We have an quadratic equation or cubic equation or equation having greater power but we have to first of all simplify that equation and try to change into format of known equation then we will use algebraic equations:
  $ {a^2} - {b^2} = (a - b)(a + b) $
  $ {(a + b)^2} = {a^2} + {b^2} + 2ab $
  $ {(a - b)^2} = {a^2} + {b^2} - 2ab $

Complete step by step solution:
As given equation is $ 4{b^2} + 4bc + {c^2} - 16 $
We have to factor it by grouping.
Observing the first three terms of a given equation. We get,
  $ \left( {{{(2b)}^2} + 2.(2b).c + {c^2}} \right) - 16 $
We notice it resemble like $ {(a + b)^2} = {a^2} + {b^2} + 2ab $
So, we can rewrite it as,
  $ = {\left( {2b + c} \right)^2} - 16 $
We can rewrite it as,
  $ = {\left( {2b + c} \right)^2} - {4^2} $
By comparing it with $ {a^2} - {b^2} = (a - b)(a + b) $ . We get,
  $ = \left( {\left( {2b + c} \right) - 4} \right)\left( {\left( {2b + c} \right) + 4} \right) $
  $ = \left( {2b + c - 4} \right)\left( {2b + c + 4} \right) $
Hence, factor by grouping $ 4{b^2} + 4bc + {c^2} - 16 = \left( {2b + c - 4} \right)\left( {2b + c + 4} \right) $ .
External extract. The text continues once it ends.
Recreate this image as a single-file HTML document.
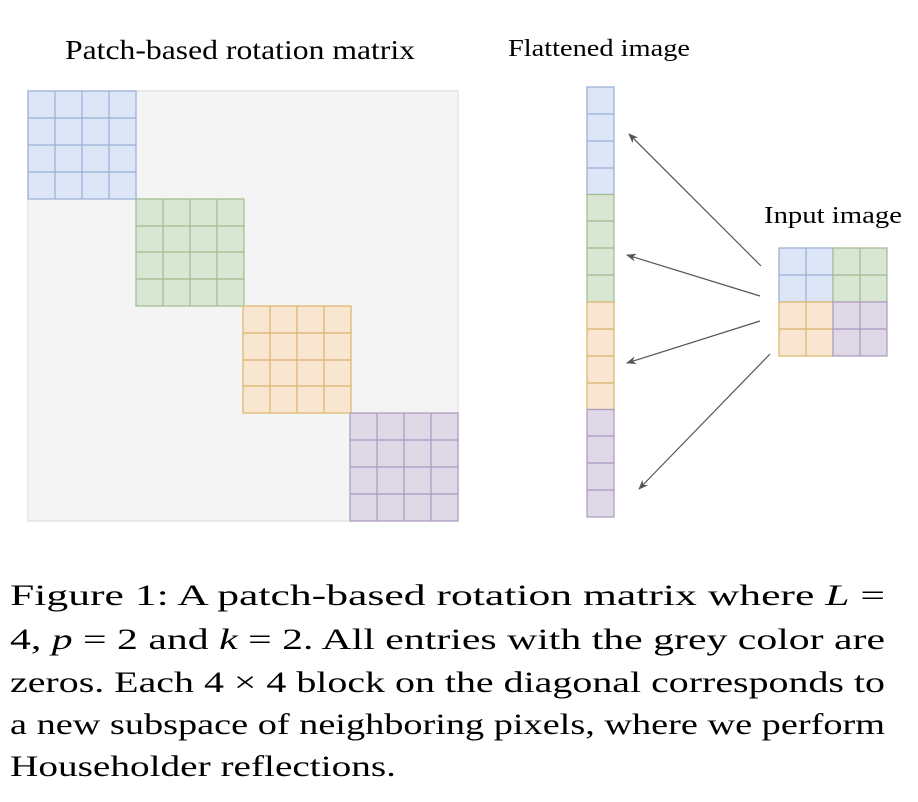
<!DOCTYPE html>
<html><head><meta charset="utf-8"><style>
html,body{margin:0;padding:0;background:#fff;}
svg{display:block;}
text{font-family:"Liberation Serif",serif;fill:#000;}
</style></head><body>
<svg width="918" height="802" viewBox="0 0 918 802" xmlns="http://www.w3.org/2000/svg">
<defs>
<marker id="ah" markerWidth="10" markerHeight="8" refX="9" refY="4" orient="auto" markerUnits="userSpaceOnUse">
<path d="M0,0 L10,4 L0,8 L3,4 z" fill="#555"/>
</marker>
</defs>
<text x="65" y="59" font-size="27" textLength="350" lengthAdjust="spacingAndGlyphs">Patch-based rotation matrix</text>
<text x="508" y="56" font-size="24" textLength="182" lengthAdjust="spacingAndGlyphs">Flattened image</text>
<text x="764" y="223" font-size="24" textLength="138" lengthAdjust="spacingAndGlyphs">Input image</text>
<rect x="28" y="91" width="430" height="430" fill="#f4f4f4" stroke="#e3e3e3" stroke-width="1.5"/>
<g stroke-width="1.2">
<g fill="#dce6f7" stroke="#9aaed6">
<rect x="28" y="91" width="108" height="108"/>
<path d="M55 91V199M82 91V199M109 91V199M28 118H136M28 145H136M28 172H136"/>
</g>
<g fill="#dae6d4" stroke="#9fbb8e">
<rect x="136" y="199" width="108" height="107"/>
<path d="M163 199V306M190 199V306M217 199V306M136 226H244M136 252H244M136 279H244"/>
</g>
<g fill="#f8e6d1" stroke="#dcb46a">
<rect x="243" y="306" width="108" height="107"/>
<path d="M270 306V413M297 306V413M324 306V413M243 333H351M243 360H351M243 386H351"/>
</g>
<g fill="#dfd8e6" stroke="#a999c0">
<rect x="350" y="413" width="108" height="108"/>
<path d="M377 413V521M404 413V521M431 413V521M350 440H458M350 467H458M350 494H458"/>
</g>
<g fill="#dce6f7" stroke="#9aaed6"><rect x="587" y="87" width="27" height="107.5"/><path d="M587 114H614M587 141H614M587 168H614"/></g>
<g fill="#dae6d4" stroke="#9fbb8e"><rect x="587" y="194.5" width="27" height="107.5"/><path d="M587 221H614M587 248H614M587 275H614"/></g>
<g fill="#f8e6d1" stroke="#dcb46a"><rect x="587" y="302" width="27" height="107.5"/><path d="M587 329H614M587 356H614M587 383H614"/></g>
<g fill="#dfd8e6" stroke="#a999c0"><rect x="587" y="409.5" width="27" height="107.5"/><path d="M587 436H614M587 463H614M587 490H614"/></g>
<g fill="#dce6f7" stroke="#9aaed6"><rect x="779" y="248" width="54" height="54"/><path d="M806 248V302M779 275H833"/></g>
<g fill="#dae6d4" stroke="#9fbb8e"><rect x="833" y="248" width="54" height="54"/><path d="M860 248V302M833 275H887"/></g>
<g fill="#f8e6d1" stroke="#dcb46a"><rect x="779" y="302" width="54" height="54"/><path d="M806 302V356M779 329H833"/></g>
<g fill="#dfd8e6" stroke="#a999c0"><rect x="833" y="302" width="54" height="54"/><path d="M860 302V356M833 329H887"/></g>
</g>
<g stroke="#555" stroke-width="1.2" fill="none" marker-end="url(#ah)">
<line x1="761" y1="266" x2="629" y2="134"/>
<line x1="760" y1="296" x2="627" y2="255"/>
<line x1="760" y1="321" x2="627" y2="363"/>
<line x1="770" y1="354" x2="639" y2="489"/>
</g>
<g font-size="30">
<text x="10" y="605" textLength="875" lengthAdjust="spacingAndGlyphs">Figure 1:  A patch-based rotation matrix where <tspan font-style="italic">L</tspan> =</text>
<text x="10" y="649" textLength="875" lengthAdjust="spacingAndGlyphs">4, <tspan font-style="italic">p</tspan> = 2 and <tspan font-style="italic">k</tspan> = 2.  All entries with the grey color are</text>
<text x="10" y="692" textLength="875" lengthAdjust="spacingAndGlyphs">zeros.  Each 4 × 4 block on the diagonal corresponds to</text>
<text x="10" y="734" textLength="875" lengthAdjust="spacingAndGlyphs">a new subspace of neighboring pixels, where we perform</text>
<text x="10" y="776" textLength="386" lengthAdjust="spacingAndGlyphs">Householder reflections.</text>
</g>
</svg>
</body></html>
So, the correct answer is “ $ \left( {2b + c - 4} \right)\left( {2b + c + 4} \right) $ .”.

Note: Algebraic equation is used in solving complex problems in physics, trigonometric equation, applied engineering, scientific data. When we have to find the solution of a quartic or cubic equation we simply make it equal to zero. Easily factor it by grouping we get the roots of the given equation.